The Pen and The Sword is a Praxis series of conversations where Nigerian writers reflect on what it really means to be a writer and explore how writing and indeed, writers, can influence change in the country, especially in the midst of the many killings and abductions going on.
‘The writer can do the only thing they can possibly do—to write,’ Amara Okolo begins, ‘Write consistently, savagely, write without vain. It’s coincidental that you asked this question because I have been thinking about it. In the course of my residencies here in the US, I have come across writers who are really using their writing as a force of element in their countries. They have been harassed, jailed, and some have even fled due to death threats. I have a writer friend from Turkey who was imprisoned, and when she reads her poetry in Kurdish you can hear the tranquillity, the memories of pain in her voice. With all that is going on in Nigeria, especially with terrorism, we are supposed to be telling the stories of these survivors, even the victims. We should not let their voices die out.’

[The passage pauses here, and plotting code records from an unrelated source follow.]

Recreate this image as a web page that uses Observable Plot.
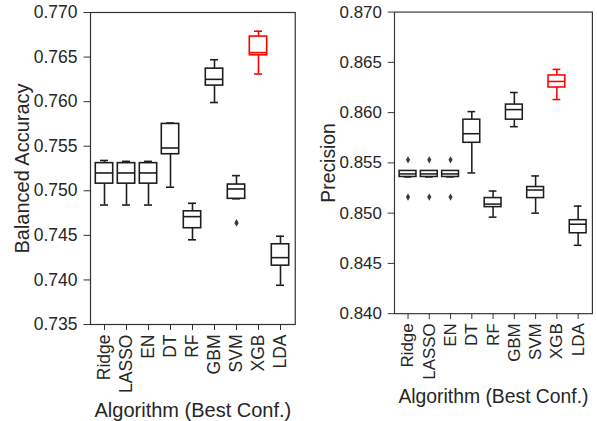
<!DOCTYPE html>
<html>
<head>
<meta charset="utf-8">
<script src="https://cdn.jsdelivr.net/npm/d3@7"></script>
<script src="https://cdn.jsdelivr.net/npm/@observablehq/plot@0.6"></script>
<style>
  html, body { margin: 0; padding: 0; background: #fff; }
  #wrap { position: relative; width: 597px; height: 421px; overflow: hidden; background: #fff; }
  #left, #right { position: absolute; top: 0; }
  #left { left: 0; }
  #right { left: 307px; }
</style>
</head>
<body>
<div id="wrap"><div id="left"></div><div id="right"></div></div>
<script>
const algorithms = ["Ridge", "LASSO", "EN", "DT", "RF", "GBM", "SVM", "XGB", "LDA"];
const highlight = "XGB";

// Balanced Accuracy box statistics
const baLow    = [0.7484, 0.7484, 0.7484, 0.7504, 0.7445, 0.7599, 0.7491, 0.7631, 0.7394];
const baQ1     = [0.7508, 0.7508, 0.7508, 0.7541, 0.7458, 0.7618, 0.7491, 0.7652, 0.7416];
const baMedian = [0.7520, 0.7520, 0.7520, 0.7548, 0.7471, 0.7625, 0.7502, 0.7655, 0.7425];
const baQ3     = [0.7531, 0.7531, 0.7531, 0.7575, 0.7477, 0.7637, 0.7507, 0.7673, 0.7440];
const baHigh   = [0.7534, 0.7533, 0.7533, 0.7576, 0.7486, 0.7647, 0.7517, 0.7679, 0.7449];
const baOutlierAlg = ["SVM"];
const baOutlierVal = [0.7464];
const baTicks = [0.735, 0.740, 0.745, 0.750, 0.755, 0.760, 0.765, 0.770];

// Precision box statistics
const prLow    = [0.8536, 0.8536, 0.8536, 0.8540, 0.8496, 0.8586, 0.8500, 0.8613, 0.8468];
const prQ1     = [0.8536, 0.8536, 0.8536, 0.8570, 0.8506, 0.8593, 0.8515, 0.8625, 0.8480];
const prMedian = [0.8539, 0.8539, 0.8539, 0.8579, 0.8509, 0.8603, 0.8523, 0.8631, 0.8489];
const prQ3     = [0.8542, 0.8542, 0.8542, 0.8593, 0.8515, 0.8608, 0.8526, 0.8637, 0.8493];
const prHigh   = [0.8542, 0.8542, 0.8542, 0.8601, 0.8522, 0.8620, 0.8537, 0.8643, 0.8507];
const prOutlierAlg = ["Ridge", "Ridge", "LASSO", "LASSO", "EN", "EN"];
const prOutlierVal = [0.8553, 0.8516, 0.8553, 0.8516, 0.8553, 0.8516];
const prTicks = [0.840, 0.845, 0.850, 0.855, 0.860, 0.865, 0.870];

const yLabels = ["Balanced Accuracy", "Precision"];
const xLabel = "Algorithm (Best Conf.)";

const boxColor = d => d.alg === highlight ? "#ff0000" : "#1e1e1e";

function makeRows(lo, q1, med, q3, hi) {
  return algorithms.map((alg, i) => ({alg, lo: lo[i], q1: q1[i], med: med[i], q3: q3[i], hi: hi[i]}));
}

function panel(rows, outAlg, outVal, ticks, yLabel) {
  const outliers = outAlg.map((a, i) => ({alg: a, v: outVal[i]}));
  const lw = 1.6;
  return Plot.plot({
    width: 300,
    height: 421,
    marginLeft: 90,
    marginRight: 5.25,
    marginTop: 12,
    marginBottom: 97,
    style: {fontFamily: "'Liberation Sans', Arial, Helvetica, sans-serif", color: "#262626", background: "white"},
    x: {type: "band", domain: algorithms, padding: 0},
    y: {domain: [ticks[0], ticks[ticks.length - 1]]},
    marks: [
      Plot.ruleX(rows, {x: "alg", y1: "lo", y2: "q1", stroke: boxColor, strokeWidth: lw}),
      Plot.ruleX(rows, {x: "alg", y1: "q3", y2: "hi", stroke: boxColor, strokeWidth: lw}),
      Plot.tickY(rows, {x: "alg", y: "lo", stroke: boxColor, strokeWidth: lw, insetLeft: 7, insetRight: 7}),
      Plot.tickY(rows, {x: "alg", y: "hi", stroke: boxColor, strokeWidth: lw, insetLeft: 7, insetRight: 7}),
      Plot.barY(rows, {x: "alg", y1: "q1", y2: "q3", fill: "white", stroke: boxColor, strokeWidth: lw, insetLeft: 2.3, insetRight: 2.3}),
      Plot.tickY(rows, {x: "alg", y: "med", stroke: boxColor, strokeWidth: lw, insetLeft: 2.3, insetRight: 2.3}),
      Plot.dot(outliers, {x: "alg", y: "v", symbol: "diamond", r: 2.3, fill: "#3a3a3a", stroke: "none"}),
      Plot.frame({stroke: "#333", strokeWidth: 1.2}),
      Plot.axisY({ticks: ticks, tickFormat: d3.format(".3f"), tickSize: 6.5, tickPadding: 6.5, fontSize: 17.5, label: null, stroke: "#333"}),
      Plot.axisX({tickRotate: -90, tickSize: 6, tickPadding: 4, fontSize: 17.5, label: null, stroke: "#333"}),
      Plot.text([yLabel], {frameAnchor: "left", dx: -68, rotate: -90, textAnchor: "middle", lineAnchor: "middle", fontSize: 20, fill: "#262626"}),
      Plot.text([xLabel], {frameAnchor: "bottom", dy: 86, textAnchor: "middle", lineAnchor: "middle", fontSize: 20, fill: "#262626"})
    ]
  });
}

document.getElementById("left").appendChild(
  panel(makeRows(baLow, baQ1, baMedian, baQ3, baHigh), baOutlierAlg, baOutlierVal, baTicks, yLabels[0]));
document.getElementById("right").appendChild(
  panel(makeRows(prLow, prQ1, prMedian, prQ3, prHigh), prOutlierAlg, prOutlierVal, prTicks, yLabels[1]));
</script>
</body>
</html>
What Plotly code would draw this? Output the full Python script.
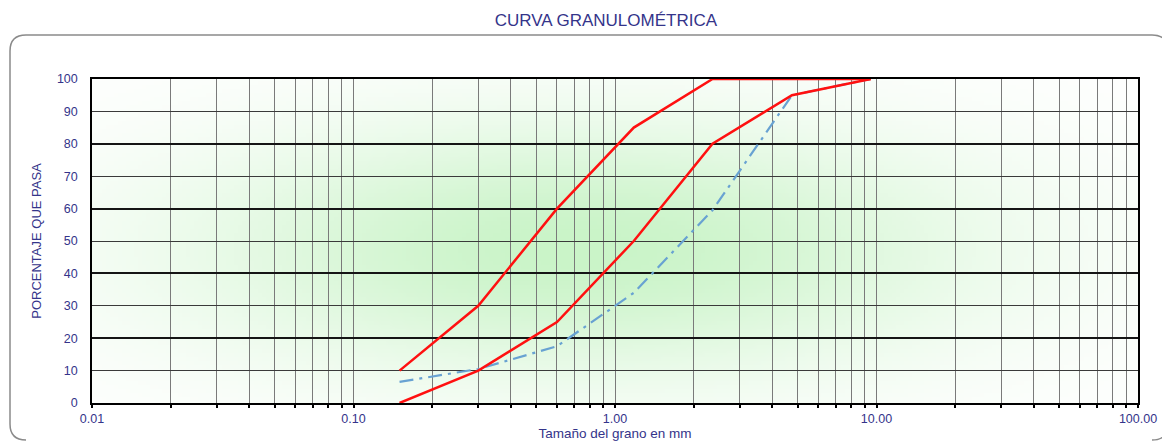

Does it have to stop at writing? Or is much more expected? Amara Okolo emphasizes that ‘People are getting increasingly selfish these days, so I guess nothing more will be expected (if the writing happens).’ ‘Now don’t get me wrong…it is okay to be selfish sometimes, I am all for self-care and worth, especially in this time and generation,’ she clarifies, ‘but it is important to know that stories will not do all that is expected to be done for optimal change. Actions would have to be made. I have been to various parts of Northern Nigeria, and this year, I was talking to a friend about revisiting different IDP camps in the North to not just write and photograph about the situation there, but to also help as a volunteer, to assist in any way I can. I am not financially buoyant, and my work and everyday life restricts me from doing the most I can for these communities. But I have something in the works, and I hope in time I can do the best I can.’
She continues that indeed, a writer’s work should be a reflection of her environment, ‘As a writer, your environment exists for you to write about it. The people, the sounds, the voices, the weather, the earth, the emotions…if you don’t write about something you are familiar with, what else would you write well? No offence, but I think most Nigerian writers today are writing stories that fit a certain narrative just so they could be published. I stand corrected if I am wrong, though. It is okay to be published, but let us focus on what made us writers first—which is being Nigerian. Let us write about home the way no other foreigner can write about it. Write a story that no one else can tell better than you can, not what you think fits the margin. I write about grief and loss because I lost people to different forms of death in such quick succession that I felt the pain cease the beating of my own heart. I do not want to write about grief and loss—my first novel was a chick-lit romance. I wanted to write about love and happiness all through. But I began to experience these things that made my environment, my thinking change, and I had to write about the things I saw and faced.’
Having lost a parent, Amara Okolo talks about the possibility of finding comfort in other people’s reality through words, if only they would stay true to their experiences, ‘I wish more writers would write about happiness and beautiful things, especially people who have never lost a parent, who still have the second choice of home to return to during holidays. I want happy stories from these writers, because they are enveloped by them. But apparently, it seems like no writer wants to write about these things. I hope one day, they see that this happiness is a privilege, and they use that environment to create a story for people living in grief, like me.’
But how does she try to reach out to others and the society through her own work? Amara responds, ‘I am trying to not just focus on myself when writing. I try to tell the human experience from all spheres of life, from happiness to joy, from pain to suffering. I am trying to give my stories a thousand voices that will echo through a change in the narrative. I don’t want to be regarded a revolutionary, but I want my writing to cause a revolution; to raise conversations and dialogues, to get people talking. This is why nowadays I end all my stories with something I call ‘open-ended memories’, a way of getting the reader to see the story materialize in pictures they can see, can imagine, and then when they get to the end, they think about. They think about it when sitting in their rooms, in the bus on their way to work, in class, with friends and loved ones. They wonder why the story ended that way, and try to see what happens after that last paragraph, that last line. And with all this, they create a memory without knowing it. They ask and answer questions; they bring life to the characters in their own specific way. That, for me, is all that makes the difference.’
Amara Nicole Okolo is a lawyer and writer living in Nigeria. She is the author of Black Sparkle Romance and a collection of short stories, Son of Man. She was amongst the participants of the 2015 Farafina Workshop by Chimamanda Adichie. In 2017 her short story “The Colour of Teeth” was published in an anthology by Afreada and translated to Spanish by Afribuku. She is currently working on her second and third novels.